I predict that it’ll get warmer over here in July than it was in February…
============
That’s not very bold of you, but I wasn’t referring to seasonal changes in temperature.
A bold prediction would be a prediction of no more global warming(i.e., a no-change extrapolation). I say bold because it doesn’t backcast well.

March 21, 2010 11:12 am


Wren (10:02:39) :

A bold prediction would …

Pls, sully not a thread containing some really good technical posts, references and so forth …
.
.

A C Osborn
March 21, 2010 11:43 am

VA, along with all the others, I say thanks for coming on here, I posted this question twice over on Bart’s “Global average temperature increase GISS HadCRU and NCDC compared” but haven’t had an answer form anyone.
Well nobody bothered to answer my question, so I will ask it again.
We all know that the Global Temperature Anomaly series is “Corrected”, “Celled”, “Averaged” and “Homogenised”.
Has anyone looked at a Raw Temperature Series to see if it exhibits the same Statistical characteristics?

March 21, 2010 12:28 pm

Wren (10:02:39) :
That’s not very bold of you…A bold prediction would be a prediction of no more global warming
There’s bold, and then there’s rash.
I haven’t survived four combat zones and two marriages by being rash.

Editor
March 21, 2010 12:29 pm

wayne (02:53:10)

Willis, I followed your method to detect discontinuities using Excel under “Tale of two cities”, it works great! Still don’t understand how the residual sums and the math beneath create such of a graph, but, it does work fine.

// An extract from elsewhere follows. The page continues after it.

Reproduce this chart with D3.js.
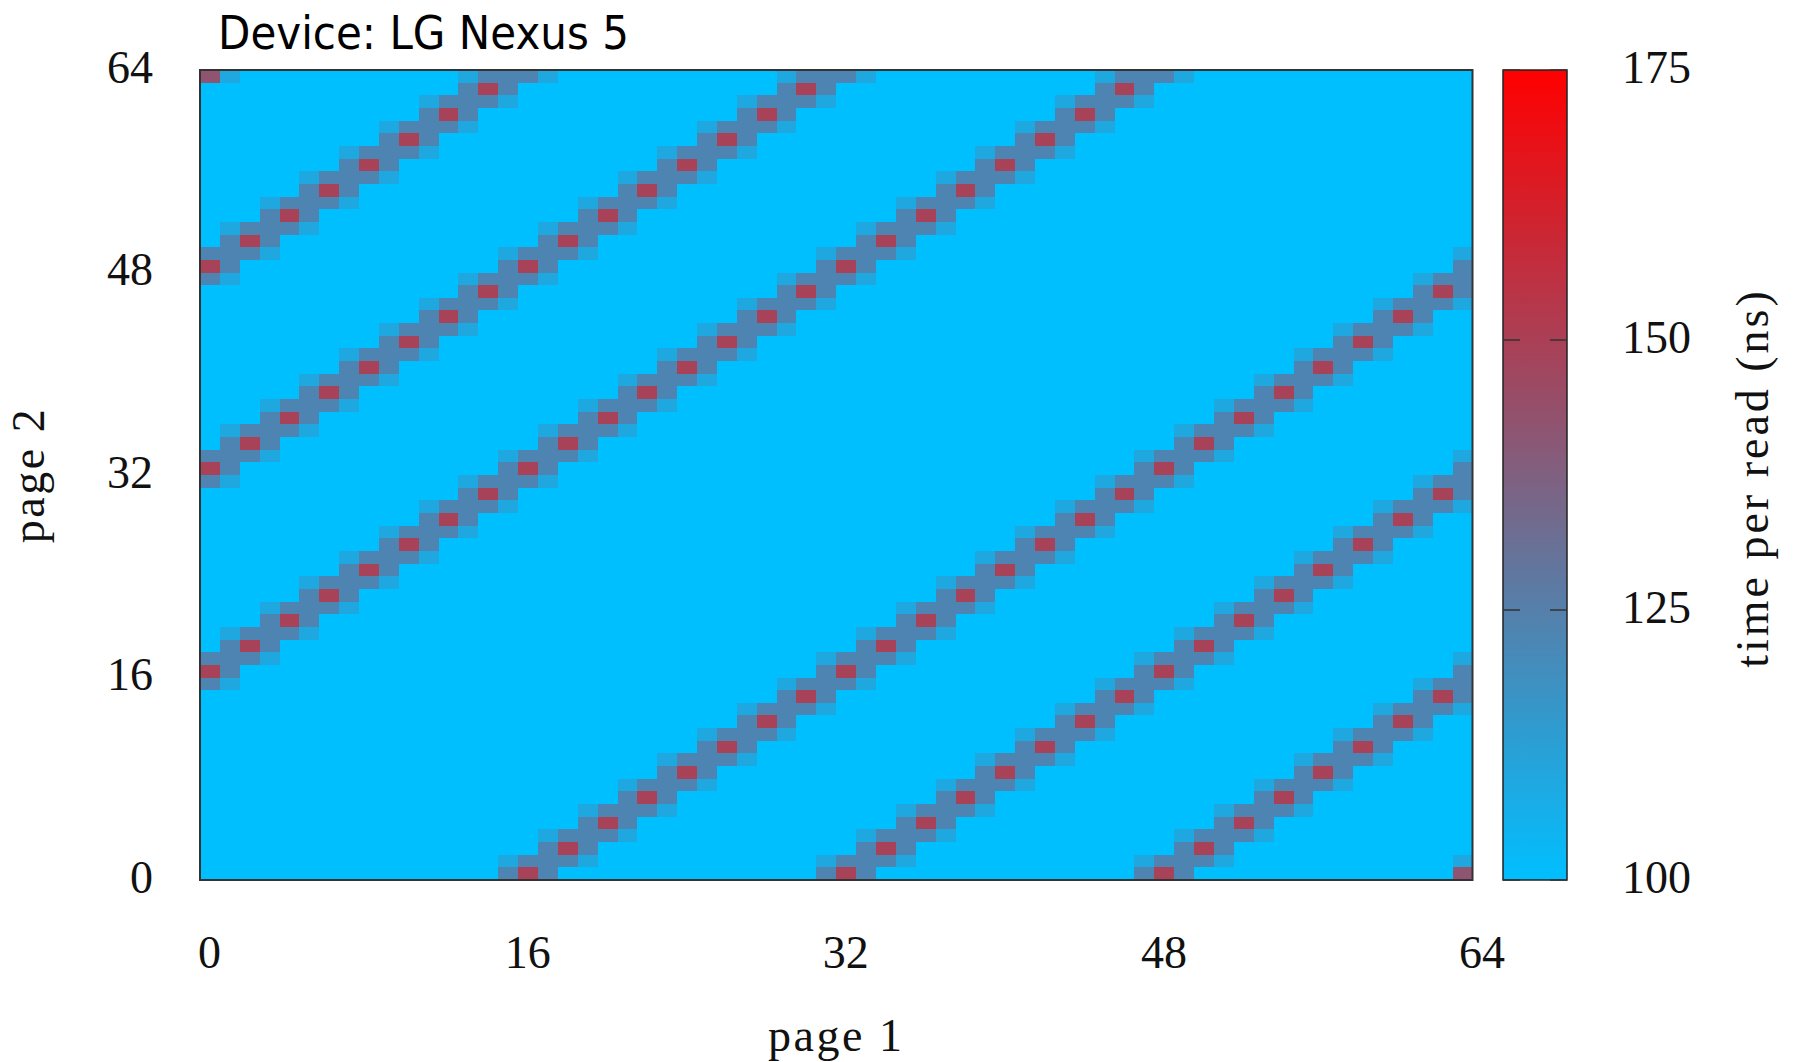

Thanks, wayne. Now if you’d be so kind, post that over on the “Tale of Two Cities” thread, Steve Goddard still doesn’t believe it.

Steve Goddard
March 21, 2010 1:28 pm

Willis,
I am glad that you and Leif like your spreadsheet. Nevertheless the entire the 1895-1941 “trend” you claim, occurred during one year (1920) indicating a discontinuity which your spreadsheet missed.

Editor
March 21, 2010 3:13 pm

Steve Goddard (13:28:36)

Willis,
I am glad that you and Leif like your spreadsheet. Nevertheless the entire the 1895-1941 “trend” you claim, occurred during one year (1920) indicating a discontinuity which your spreadsheet missed.

Trend 1895-1919 (not including 1920) 0.04°C/decade
Trend 1920-1941 (not including 1920) 0.09°C/decade
In other words, there is a trend both before and after 1920.
I’m afraid your eyeball has misled you again. There is a change in the trend in 1920, but a change in the trend != a discontinuity.
Also, please recall that your claim was that

The increase in temperatures started around 1970.

When I showed there was a trend post 1941, your new claim was that there was no trend pre 1941. But please note:
Your original thesis was that the trend only existed post-1970, and was driven by the differential post-1970 population growth.
That claim has been resoundingly disproven. We’re now discussing other issues about the temperature record.
But we should discuss this on the relevant thread. I have cross-posted this there. Thread drift, it burns …

Veronica (England)
March 21, 2010 3:22 pm

A very petite friend of mine was expecting a baby and was incensed to be told by her health visitor that there must be a problem with the pregnancy because her baby’s size-for-dates was “below average”.
When Joe Public has such a clear understanding of statistics, it is very easy to make them believe anything.

Steve Goddard
March 21, 2010 4:45 pm

Willis,
I don’t know where you are getting your numbers from. The trend from 1895-1919 is negative -0.0056. The trend from 1920-1941 is 0.0097 . This is nowhere near the 0.20 you originally claimed, or your reduced numbers above.
You are changing the subject of this discussion, which was the fact that your spreadsheet missed the discontinuity in 1920.
And I had already agreed that there was probably a post mid-1940s trend, which is when the population started to grow rapidly in Fort Collins – supporting the UHI thesis.